**STATED PROBLEM**
Wherever a line below holds the word "with", copy that line.
┌──
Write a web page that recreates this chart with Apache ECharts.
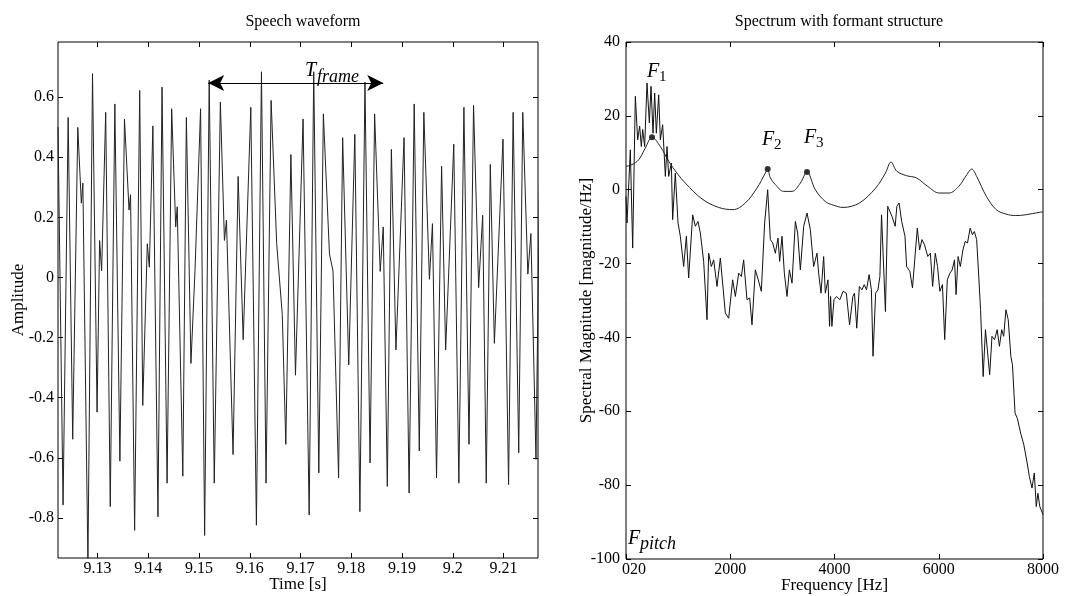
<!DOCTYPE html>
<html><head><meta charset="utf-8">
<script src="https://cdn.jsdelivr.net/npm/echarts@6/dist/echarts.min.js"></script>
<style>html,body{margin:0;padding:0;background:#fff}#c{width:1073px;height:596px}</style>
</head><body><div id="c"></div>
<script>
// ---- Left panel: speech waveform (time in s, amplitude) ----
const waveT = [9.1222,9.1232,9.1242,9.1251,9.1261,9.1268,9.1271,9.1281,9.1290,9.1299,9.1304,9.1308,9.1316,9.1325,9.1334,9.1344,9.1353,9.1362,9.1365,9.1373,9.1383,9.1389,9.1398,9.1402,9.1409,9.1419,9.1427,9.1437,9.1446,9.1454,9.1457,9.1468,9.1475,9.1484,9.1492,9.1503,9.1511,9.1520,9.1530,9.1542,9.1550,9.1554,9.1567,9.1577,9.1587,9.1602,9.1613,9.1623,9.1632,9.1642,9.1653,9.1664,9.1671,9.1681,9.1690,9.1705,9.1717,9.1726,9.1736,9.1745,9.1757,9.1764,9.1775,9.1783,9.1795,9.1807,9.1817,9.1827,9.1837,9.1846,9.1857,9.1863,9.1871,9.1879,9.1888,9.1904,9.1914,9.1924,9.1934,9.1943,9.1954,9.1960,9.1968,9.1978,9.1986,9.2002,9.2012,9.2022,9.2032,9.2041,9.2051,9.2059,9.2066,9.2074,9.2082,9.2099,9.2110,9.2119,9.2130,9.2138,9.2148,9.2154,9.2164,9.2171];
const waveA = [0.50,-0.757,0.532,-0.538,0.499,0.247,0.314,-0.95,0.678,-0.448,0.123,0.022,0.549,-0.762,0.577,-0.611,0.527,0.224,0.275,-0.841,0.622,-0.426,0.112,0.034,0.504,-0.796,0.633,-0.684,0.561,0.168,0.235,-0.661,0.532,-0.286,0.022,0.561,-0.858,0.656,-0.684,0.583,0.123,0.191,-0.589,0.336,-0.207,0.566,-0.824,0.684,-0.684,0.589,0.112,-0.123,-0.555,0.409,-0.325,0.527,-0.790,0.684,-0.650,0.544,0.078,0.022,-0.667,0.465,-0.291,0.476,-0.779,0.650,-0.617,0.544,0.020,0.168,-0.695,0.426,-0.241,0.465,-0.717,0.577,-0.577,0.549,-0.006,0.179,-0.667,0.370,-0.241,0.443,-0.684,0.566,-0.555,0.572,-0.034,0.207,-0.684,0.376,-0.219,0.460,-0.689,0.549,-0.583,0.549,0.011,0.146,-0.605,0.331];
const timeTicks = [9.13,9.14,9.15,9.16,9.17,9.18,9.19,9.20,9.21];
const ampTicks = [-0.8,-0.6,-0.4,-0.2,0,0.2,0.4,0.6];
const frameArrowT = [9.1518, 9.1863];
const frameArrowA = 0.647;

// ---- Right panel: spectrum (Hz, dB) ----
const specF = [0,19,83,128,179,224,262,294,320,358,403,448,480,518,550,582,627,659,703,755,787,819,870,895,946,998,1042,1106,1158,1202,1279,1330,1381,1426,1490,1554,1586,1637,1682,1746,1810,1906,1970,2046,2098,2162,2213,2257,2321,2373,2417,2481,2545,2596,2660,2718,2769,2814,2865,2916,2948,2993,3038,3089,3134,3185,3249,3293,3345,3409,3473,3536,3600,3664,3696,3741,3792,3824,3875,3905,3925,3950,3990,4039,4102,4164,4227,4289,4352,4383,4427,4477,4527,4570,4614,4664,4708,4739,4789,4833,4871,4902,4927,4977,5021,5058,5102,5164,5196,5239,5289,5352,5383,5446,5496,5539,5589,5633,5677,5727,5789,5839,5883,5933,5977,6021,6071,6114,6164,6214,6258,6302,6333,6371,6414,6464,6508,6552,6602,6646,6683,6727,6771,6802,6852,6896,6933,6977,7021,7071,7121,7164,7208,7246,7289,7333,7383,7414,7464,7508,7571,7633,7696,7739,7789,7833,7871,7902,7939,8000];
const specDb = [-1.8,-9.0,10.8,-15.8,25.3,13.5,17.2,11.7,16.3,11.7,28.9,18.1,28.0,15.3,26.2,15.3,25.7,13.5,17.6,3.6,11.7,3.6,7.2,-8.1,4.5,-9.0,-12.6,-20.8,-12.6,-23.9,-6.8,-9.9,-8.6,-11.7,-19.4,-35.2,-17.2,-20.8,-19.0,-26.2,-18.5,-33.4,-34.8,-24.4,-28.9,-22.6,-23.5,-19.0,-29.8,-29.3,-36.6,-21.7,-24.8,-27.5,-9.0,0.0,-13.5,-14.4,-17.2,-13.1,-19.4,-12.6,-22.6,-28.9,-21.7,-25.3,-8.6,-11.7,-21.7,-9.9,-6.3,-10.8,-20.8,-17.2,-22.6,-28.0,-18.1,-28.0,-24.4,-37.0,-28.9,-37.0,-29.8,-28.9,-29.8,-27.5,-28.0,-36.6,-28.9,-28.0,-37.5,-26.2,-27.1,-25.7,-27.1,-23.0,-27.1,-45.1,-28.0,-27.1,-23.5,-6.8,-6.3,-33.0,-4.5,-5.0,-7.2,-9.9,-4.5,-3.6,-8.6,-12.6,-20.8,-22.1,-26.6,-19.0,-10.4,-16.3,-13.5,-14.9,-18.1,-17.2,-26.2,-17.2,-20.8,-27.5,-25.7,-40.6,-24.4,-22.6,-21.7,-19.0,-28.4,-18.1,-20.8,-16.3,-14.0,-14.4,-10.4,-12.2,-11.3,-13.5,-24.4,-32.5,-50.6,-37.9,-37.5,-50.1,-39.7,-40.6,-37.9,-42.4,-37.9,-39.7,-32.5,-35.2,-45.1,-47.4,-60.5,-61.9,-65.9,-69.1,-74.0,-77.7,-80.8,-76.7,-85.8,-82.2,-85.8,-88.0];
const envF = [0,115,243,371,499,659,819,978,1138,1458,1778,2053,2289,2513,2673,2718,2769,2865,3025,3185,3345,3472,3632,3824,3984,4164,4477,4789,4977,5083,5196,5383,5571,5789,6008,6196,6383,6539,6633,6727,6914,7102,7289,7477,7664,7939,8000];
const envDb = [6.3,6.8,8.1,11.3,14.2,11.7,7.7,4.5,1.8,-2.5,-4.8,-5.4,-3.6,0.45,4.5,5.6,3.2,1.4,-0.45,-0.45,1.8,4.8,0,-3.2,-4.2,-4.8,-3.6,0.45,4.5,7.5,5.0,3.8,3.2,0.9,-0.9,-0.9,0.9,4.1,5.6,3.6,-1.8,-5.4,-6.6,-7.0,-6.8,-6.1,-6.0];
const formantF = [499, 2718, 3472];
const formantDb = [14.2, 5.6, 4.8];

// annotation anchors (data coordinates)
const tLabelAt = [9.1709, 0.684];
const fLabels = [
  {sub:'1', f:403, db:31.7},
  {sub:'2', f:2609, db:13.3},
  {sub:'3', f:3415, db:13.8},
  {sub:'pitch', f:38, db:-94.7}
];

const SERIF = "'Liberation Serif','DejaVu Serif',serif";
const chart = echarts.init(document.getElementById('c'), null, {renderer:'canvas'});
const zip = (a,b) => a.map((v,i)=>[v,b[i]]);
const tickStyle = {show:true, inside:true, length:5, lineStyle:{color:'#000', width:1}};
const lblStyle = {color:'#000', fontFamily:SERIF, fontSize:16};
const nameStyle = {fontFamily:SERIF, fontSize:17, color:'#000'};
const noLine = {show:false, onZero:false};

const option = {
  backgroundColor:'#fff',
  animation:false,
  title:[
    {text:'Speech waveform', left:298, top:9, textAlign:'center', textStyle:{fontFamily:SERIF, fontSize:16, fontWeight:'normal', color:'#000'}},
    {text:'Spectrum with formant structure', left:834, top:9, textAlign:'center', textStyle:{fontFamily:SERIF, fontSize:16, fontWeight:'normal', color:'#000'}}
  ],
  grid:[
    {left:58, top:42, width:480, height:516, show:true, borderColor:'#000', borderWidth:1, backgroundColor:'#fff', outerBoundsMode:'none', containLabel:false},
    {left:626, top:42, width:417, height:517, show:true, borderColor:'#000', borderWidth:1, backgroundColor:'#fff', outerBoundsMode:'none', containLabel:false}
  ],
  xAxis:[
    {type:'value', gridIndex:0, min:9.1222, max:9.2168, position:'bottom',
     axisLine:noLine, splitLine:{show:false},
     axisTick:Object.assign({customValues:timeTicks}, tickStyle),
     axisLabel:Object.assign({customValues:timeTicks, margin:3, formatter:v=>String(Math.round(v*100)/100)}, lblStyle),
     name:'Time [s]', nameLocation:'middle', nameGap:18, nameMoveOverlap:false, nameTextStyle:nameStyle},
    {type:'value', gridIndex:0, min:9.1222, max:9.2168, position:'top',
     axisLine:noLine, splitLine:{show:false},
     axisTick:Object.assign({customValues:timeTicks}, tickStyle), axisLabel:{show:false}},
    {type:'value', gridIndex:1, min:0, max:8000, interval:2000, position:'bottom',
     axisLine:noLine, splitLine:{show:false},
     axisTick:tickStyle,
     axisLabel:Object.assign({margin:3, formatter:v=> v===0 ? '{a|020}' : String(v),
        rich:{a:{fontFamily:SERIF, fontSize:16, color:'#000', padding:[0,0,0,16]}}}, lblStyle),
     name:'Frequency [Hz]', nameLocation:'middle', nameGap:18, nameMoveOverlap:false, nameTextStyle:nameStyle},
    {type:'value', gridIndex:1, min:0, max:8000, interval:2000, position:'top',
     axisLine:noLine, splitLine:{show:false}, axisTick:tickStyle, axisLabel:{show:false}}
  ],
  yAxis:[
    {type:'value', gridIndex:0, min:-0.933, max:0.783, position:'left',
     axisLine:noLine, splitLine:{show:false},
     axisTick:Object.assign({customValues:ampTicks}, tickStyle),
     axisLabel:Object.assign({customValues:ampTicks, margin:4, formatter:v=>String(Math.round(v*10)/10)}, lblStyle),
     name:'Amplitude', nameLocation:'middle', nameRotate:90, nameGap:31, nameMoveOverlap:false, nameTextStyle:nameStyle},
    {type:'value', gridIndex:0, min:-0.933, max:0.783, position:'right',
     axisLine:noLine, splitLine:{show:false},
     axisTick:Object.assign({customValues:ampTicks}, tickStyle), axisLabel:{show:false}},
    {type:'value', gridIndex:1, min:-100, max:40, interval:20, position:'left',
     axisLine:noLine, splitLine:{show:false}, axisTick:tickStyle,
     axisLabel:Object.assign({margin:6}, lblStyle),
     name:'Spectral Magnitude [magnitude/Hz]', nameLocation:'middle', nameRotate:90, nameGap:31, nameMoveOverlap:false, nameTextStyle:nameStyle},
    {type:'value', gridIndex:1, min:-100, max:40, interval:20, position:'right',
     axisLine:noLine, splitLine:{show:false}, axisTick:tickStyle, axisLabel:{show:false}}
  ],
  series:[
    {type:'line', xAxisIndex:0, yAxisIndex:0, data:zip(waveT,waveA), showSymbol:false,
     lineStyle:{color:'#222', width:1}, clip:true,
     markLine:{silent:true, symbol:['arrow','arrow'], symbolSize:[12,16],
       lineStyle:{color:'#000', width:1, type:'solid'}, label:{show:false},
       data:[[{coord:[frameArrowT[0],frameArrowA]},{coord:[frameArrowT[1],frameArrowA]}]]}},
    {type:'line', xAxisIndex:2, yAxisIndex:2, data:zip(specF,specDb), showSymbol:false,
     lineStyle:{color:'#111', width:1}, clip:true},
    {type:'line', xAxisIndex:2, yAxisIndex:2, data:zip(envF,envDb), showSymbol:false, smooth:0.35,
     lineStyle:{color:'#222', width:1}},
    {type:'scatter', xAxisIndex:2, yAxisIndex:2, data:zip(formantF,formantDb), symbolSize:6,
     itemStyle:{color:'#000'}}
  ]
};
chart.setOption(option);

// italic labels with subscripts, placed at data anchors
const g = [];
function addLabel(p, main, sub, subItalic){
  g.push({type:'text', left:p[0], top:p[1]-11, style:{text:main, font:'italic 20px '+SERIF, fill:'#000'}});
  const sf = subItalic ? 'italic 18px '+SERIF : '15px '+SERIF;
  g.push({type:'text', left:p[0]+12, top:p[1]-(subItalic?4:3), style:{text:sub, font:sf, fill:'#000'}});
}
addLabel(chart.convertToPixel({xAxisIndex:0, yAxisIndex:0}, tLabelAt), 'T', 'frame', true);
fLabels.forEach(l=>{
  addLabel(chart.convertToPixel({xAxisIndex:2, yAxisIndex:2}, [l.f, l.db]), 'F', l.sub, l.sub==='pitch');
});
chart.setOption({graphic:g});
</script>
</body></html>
└──
**RESPONSE BELOW**
Write a web page that recreates this chart with Apache ECharts.
    {text:'Spectrum with formant structure', left:834, top:9, textAlign:'center', textStyle:{fontFamily:SERIF, fontSize:16, fontWeight:'normal', color:'#000'}}
// italic labels with subscripts, placed at data anchors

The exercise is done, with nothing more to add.